Extrait d’un courriel adressé par une gestionnaire à Jean-Philippe Lafortune.
Le service correctionnel proposait donc à l’agent de le muter au CFF, un centre pénitencier de Laval à sécurité minimale, ce que l’agent a accepté.
Il attendait son transfert. Mais « pour différentes raison personnelles, cette proposition n’a pas été retenue », indique la supérieure de M.Lafortune. Elle lui propose alors d’aller dans un autre centre, soit le CRR, cette fois.
L’agent avait une période de réflexion de trois mois avant de se décider, mais entretemps il est tombé en arrêt de travail en raison d’une dépression due au stress qu’il vit au cours de cette période. Un billet de la Clinique médicale de Verdun, quartier où il habite, le confirme.

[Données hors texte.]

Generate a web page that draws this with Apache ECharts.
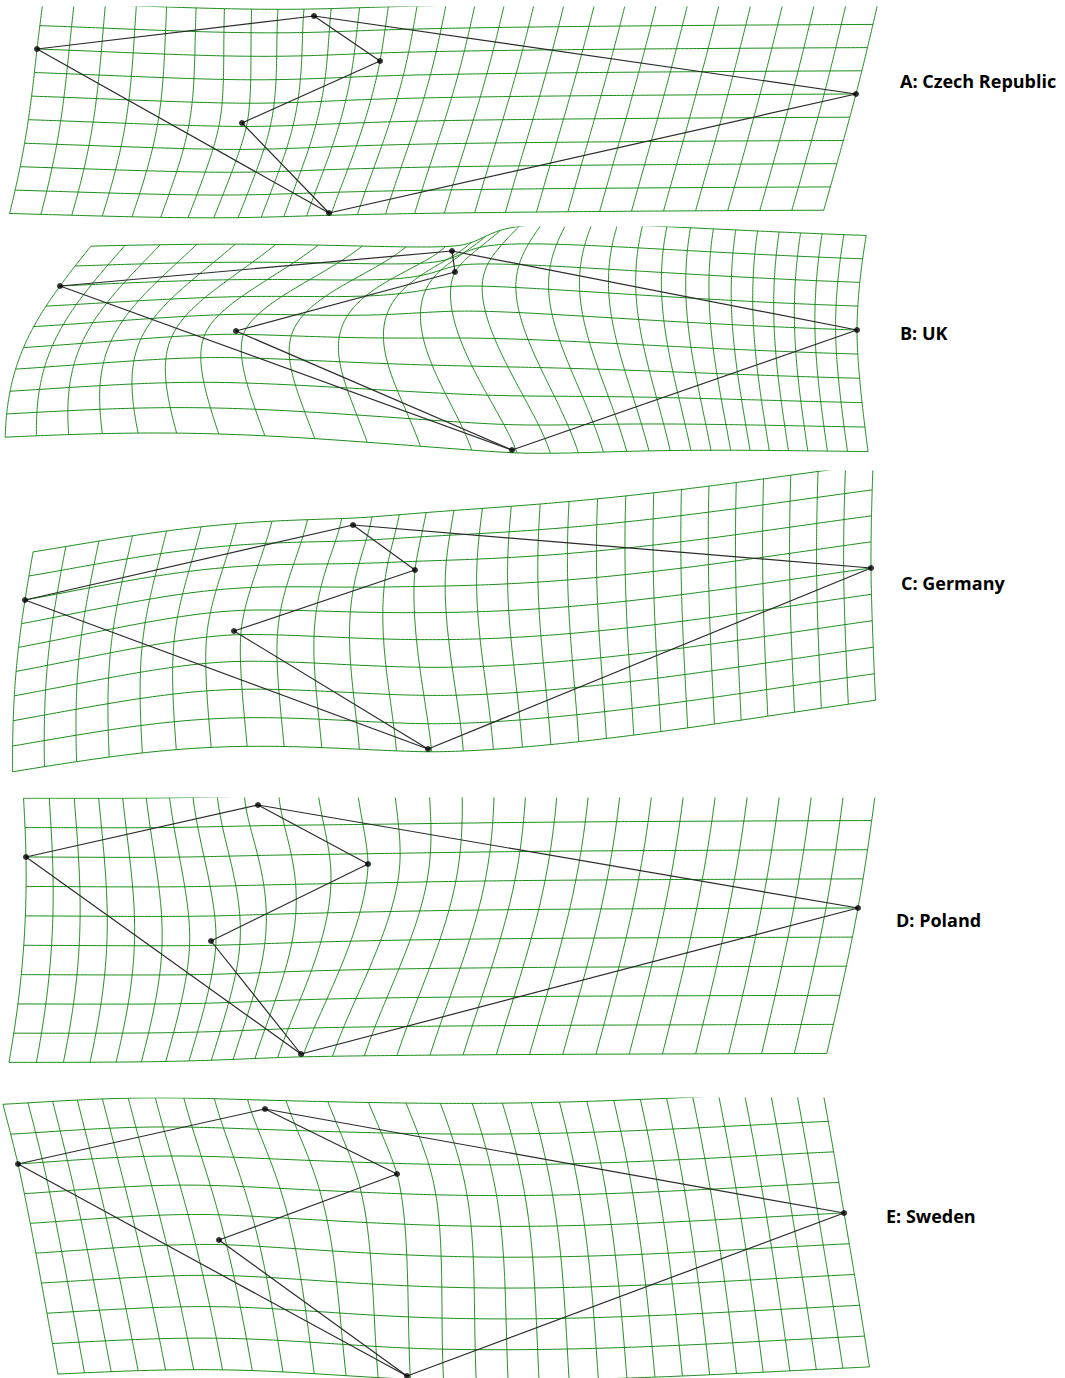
<!DOCTYPE html>
<html>
<head>
<meta charset="utf-8">
<script src="https://cdn.jsdelivr.net/npm/echarts@6/dist/echarts.min.js"></script>
<style>
  html, body { margin: 0; padding: 0; background: #ffffff; }
  #chart { width: 1065px; height: 1378px; }
</style>
</head>
<body>
<div id="chart"></div>
<script>
// Landmark coordinates per country, in drawing units.
// Order: left tip, top, upper notch, inner point, bottom, right tip.
const czechRepublic = [[37, 49], [314, 16], [380, 61], [242, 123], [329, 213], [856, 94]];
const uk            = [[60, 286], [452, 251], [455, 272], [236, 331], [512, 450], [857, 330]];
const germany       = [[25, 600], [353, 525], [415, 570], [234, 631], [428, 749], [871, 568]];
const poland        = [[26, 857], [258, 805], [368, 864], [211, 941], [301, 1054], [858, 908]];
const sweden        = [[18, 1164], [265, 1109], [397, 1174], [219, 1240], [407, 1376], [844, 1213]];

// Consensus (reference) configuration, in grid cells: [column, row]
const consensusCells = [[0, 2.0], [9.4, 0.3], [12.0, 2.35], [6.8, 4.85], [11.9, 8.9], [28, 4.0]];

const countryLabels = ['A: Czech Republic', 'B: UK', 'C: Germany', 'D: Poland', 'E: Sweden'];

// Which landmarks are joined by the outline
const outlineLinks = [[0, 1], [1, 2], [2, 3], [3, 4], [4, 0], [4, 5], [5, 1]];

// Deformation grid size (cells across / down)
const GRID_COLS = 28;
const GRID_ROWS = 9;

// ---- layout -------------------------------------------------------------
const countries = [czechRepublic, uk, germany, poland, sweden];
const panelBands = [[7, 222], [227, 457], [471, 785], [798, 1075], [1098, 1378]];
const labelAnchors = [[900, 81], [900, 333], [901, 583], [896, 920], [886, 1216]];
const PAGE_W = 1065;
const CELL_W = 29.4, CELL_H = 26.4;

// ---- thin-plate spline ---------------------------------------------------
function kernel(r2) { return r2 === 0 ? 0 : r2 * Math.log(r2); }

function solveLinear(A, b) {
  const n = b.length;
  const M = A.map((row, i) => row.concat([b[i]]));
  for (let c = 0; c < n; c++) {
    let piv = c;
    for (let r = c + 1; r < n; r++) if (Math.abs(M[r][c]) > Math.abs(M[piv][c])) piv = r;
    [M[c], M[piv]] = [M[piv], M[c]];
    for (let r = 0; r < n; r++) {
      if (r === c) continue;
      const f = M[r][c] / M[c][c];
      for (let k = c; k <= n; k++) M[r][k] -= f * M[c][k];
    }
  }
  return M.map((row, i) => row[n] / row[i]);
}

function fitSpline(src, dst) {
  const n = src.length, N = n + 3, S = 100;
  const s = src.map(p => [p[0] / S, p[1] / S]);
  const L = Array.from({ length: N }, () => new Array(N).fill(0));
  for (let i = 0; i < n; i++) {
    for (let j = 0; j < n; j++) {
      const dx = s[i][0] - s[j][0], dy = s[i][1] - s[j][1];
      L[i][j] = kernel(dx * dx + dy * dy);
    }
    L[i][n] = L[n][i] = 1;
    L[i][n + 1] = L[n + 1][i] = s[i][0];
    L[i][n + 2] = L[n + 2][i] = s[i][1];
  }
  const bx = dst.map(p => p[0]).concat([0, 0, 0]);
  const by = dst.map(p => p[1]).concat([0, 0, 0]);
  const cx = solveLinear(L, bx), cy = solveLinear(L, by);
  return function (p) {
    const px = p[0] / S, py = p[1] / S;
    let x = cx[n] + cx[n + 1] * px + cx[n + 2] * py;
    let y = cy[n] + cy[n + 1] * px + cy[n + 2] * py;
    for (let i = 0; i < n; i++) {
      const dx = px - s[i][0], dy = py - s[i][1];
      const u = kernel(dx * dx + dy * dy);
      x += cx[i] * u;
      y += cy[i] * u;
    }
    return [x, y];
  };
}

const consensus = consensusCells.map(([c, r]) => [c * CELL_W, r * CELL_H]);

// Regular grid in consensus space, warped onto a country's landmarks
function warpedGrid(target) {
  const warp = fitSpline(consensus, target);
  const lines = [];
  const SUB = 8;
  for (let r = 0; r <= GRID_ROWS; r++) {
    const coords = [];
    for (let k = 0; k <= GRID_COLS * SUB; k++) coords.push(warp([k / SUB * CELL_W, r * CELL_H]));
    lines.push({ coords });
  }
  for (let c = 0; c <= GRID_COLS; c++) {
    const coords = [];
    for (let k = 0; k <= GRID_ROWS * SUB * 2; k++) coords.push(warp([c * CELL_W, k / (SUB * 2) * CELL_H]));
    lines.push({ coords });
  }
  return lines;
}

// ---- chart -----------------------------------------------------------------
const chart = echarts.init(document.getElementById('chart'), null, { renderer: 'svg', width: PAGE_W, height: 1378 });

const grids = [], xAxes = [], yAxes = [], series = [], graphics = [];
countries.forEach((cfg, i) => {
  const [top, bottom] = panelBands[i];
  grids.push({ left: 0, width: PAGE_W, top: top, height: bottom - top, containLabel: false });
  xAxes.push({ gridIndex: i, type: 'value', min: 0, max: PAGE_W, show: false });
  yAxes.push({ gridIndex: i, type: 'value', min: top, max: bottom, inverse: true, show: false });

  series.push({
    type: 'lines', coordinateSystem: 'cartesian2d', xAxisIndex: i, yAxisIndex: i,
    polyline: true, clip: true, silent: true,
    lineStyle: { color: '#1a8c1a', width: 1, opacity: 1 },
    data: warpedGrid(cfg), z: 1
  });
  series.push({
    type: 'lines', coordinateSystem: 'cartesian2d', xAxisIndex: i, yAxisIndex: i,
    clip: false, silent: true,
    lineStyle: { color: '#2b2b2b', width: 1.2, opacity: 1 },
    data: outlineLinks.map(([a, b]) => ({ coords: [cfg[a], cfg[b]] })), z: 2
  });
  series.push({
    type: 'scatter', xAxisIndex: i, yAxisIndex: i, clip: false, silent: true,
    symbol: 'circle', symbolSize: 6,
    itemStyle: { color: '#000000' },
    data: cfg, z: 3
  });

  graphics.push({
    type: 'text', x: labelAnchors[i][0], y: labelAnchors[i][1],
    style: {
      text: countryLabels[i], fill: '#000000',
      font: 'bold 18px "Open Sans", sans-serif',
      align: 'left', verticalAlign: 'middle'
    }
  });
});

chart.setOption({
  animation: false,
  backgroundColor: '#ffffff',
  grid: grids,
  xAxis: xAxes,
  yAxis: yAxes,
  series: series,
  graphic: graphics
});
</script>
</body>
</html>
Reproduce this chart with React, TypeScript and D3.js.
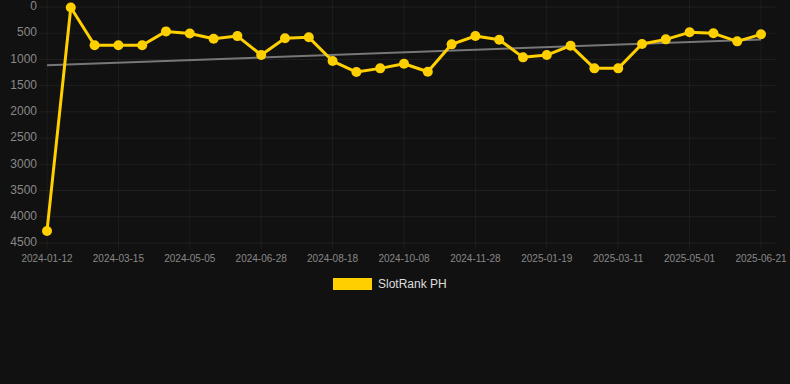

« La police, accompagnée de service ambulancier, était même venue me chercher parce que j’ai été signalé par quelqu’un avec qui je parlais au téléphone et qui trouvait que mes propos étaient suicidaires. J’ai passé deux jours en psychiatrie », se souvient l’agent.
En avril 2017, le SCC décide de le rétrograder « pour rendement insatisfaisant » compte tenu du fait que M. Lafortune n’ « atteigne pas les objectifs du poste d’agent de programme WP-04 ».
L’employé est toujours en congé maladie à ce moment-là et n’était toujours pas en mesure de fournir une réponse aux différentes propositions.
Estimant avoir brûlé toutes les étapes administratives, le SCC renvoie l’agent le 14 septembre 2017, alors qu’il disposait d’un billet de médecin stipulant ses inaptitudes physique et mentale à travailler pour la période du 5 septembre au 5 novembre.
« Au début, j’assimilais cela à un règlement de compte. Mais j’ai fini par voir qu’il y avait une exclusion due à mes origines »,
conclut Jean-Philippe Lafortune qui n’a plus de revenus depuis son licenciement
Représentation syndicale déficiente
« Si j’étais toi, je dirais : alléluia! Parce que enfin, tu vas arrêter de te faire harceler », aurait dit une représentante syndicale du District du Québec de SCC à M. Lafortune lorsque ce dernier l’informe de la proposition de mutation.
Le syndicat n’a fait aucune représentation quant à la défense des droits de M.Lafortune au cours de ces « harcèlements ». L’agent de programme a été jusqu’à Ottawa au syndicat mère pour finalement l’aider à déposer deux griefs contre l’employeur totalisant 40 000 dollars en dommage et intérêt. Les deux ont été rejetés
Nous avons contacté Dominique Widmard, la représentante syndicale de Jean-Philippe Lafortune. Elle a décliné notre demande d’entrevue à ce sujet en se retranchant derrièere le fait qu’elle «travaille encore sur le dossier» et qu’elle ‘ ne veut pas commenter une affaire confidentielle.»
L’ombudsman du SCC Alain Tousignant, qui a pris sa retraite entre temps, aurait parlé de conflit dans cette affaire. Il aurait demandé une médiation dans ce dossier, une recommandation non suivie par le Service correctionnel.
SCC justifie
Contacté par In Texto, le SCC indique que « Tous les employés ont droit à des procédures disciplinaires équitables et professionnelles ce qui comprend l’examen des allégations portées contre eux et la possibilité de débattre de ces allégations par le biais d’une audience disciplinaire ou d’une enquête disciplinaire. »
Il rappelle que les employés ont toutefois l’obligation d’ « agir selon des normes juridiques et éthiques et sont assujettis à des règles de conduite professionnelle et à un code de discipline ».
Une porte-parole du Service correctionnel laisserait entendre que le licenciement de Jean-Philippe Lafortune serait fait dans les normes lorsque le journal lui a posé la question par courriel.
« Si un employé ne respecte pas les normes énoncées dans cette directive, des mesures correctives et parfois disciplinaires peuvent en résulter, allant jusqu’au licenciement. » Patricia Jean Gestionnaire régionale des communications p.i.